Let’s paint a scenario:
The Pittsburgh Pirates have an outfielder who achieved a WAR 3+ in his rookie season and a WAR 5+ in his third season.
The Pirates, at the same time, were one of the worst teams in baseball. This outfielder represented one of their rare glimmers of hope that a competing team might one day soon loom on the horizon.
Unfortunately, this outfielder is under control for the remaining four seasons, after his WAR 5+ in another losing season. In order to deal with this outfielder, the Pirates needed to either extend him or trade him to add players who will be in the mix when it comes to a contender.
Would you have traded Andrew McCutchen before the 2012 season?
That’s who I’m talking about today, even though the storyline above depicts both McCutchen and Bryan Reynolds.

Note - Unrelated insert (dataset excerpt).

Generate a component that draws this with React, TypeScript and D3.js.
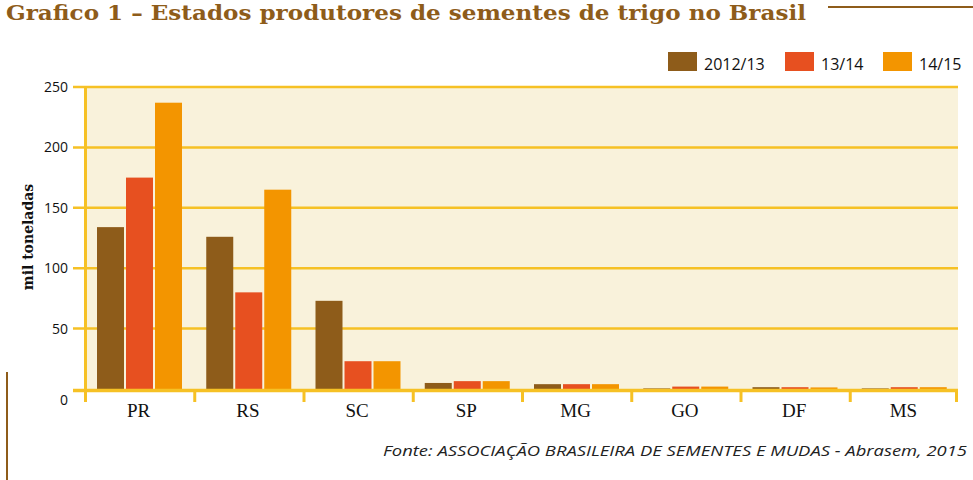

The Pirates did not trade McCutchen. They kept him, he had an MVP-quality season in their losing season in 2012, won the MVP award as the Pirates returned to the playoffs in 2013, and fueled their run in contention for two more seasons. McCutchen declined after 2015, and the Pirates eventually traded him for…
Bryan Reynolds.
Reynolds made his debut in 2019, a year after being acquired for McCutchen. It was the last year of Neal Huntington’s tenure as GM, and Reynolds emerged as one of his key players going forward with a WAR 3.2.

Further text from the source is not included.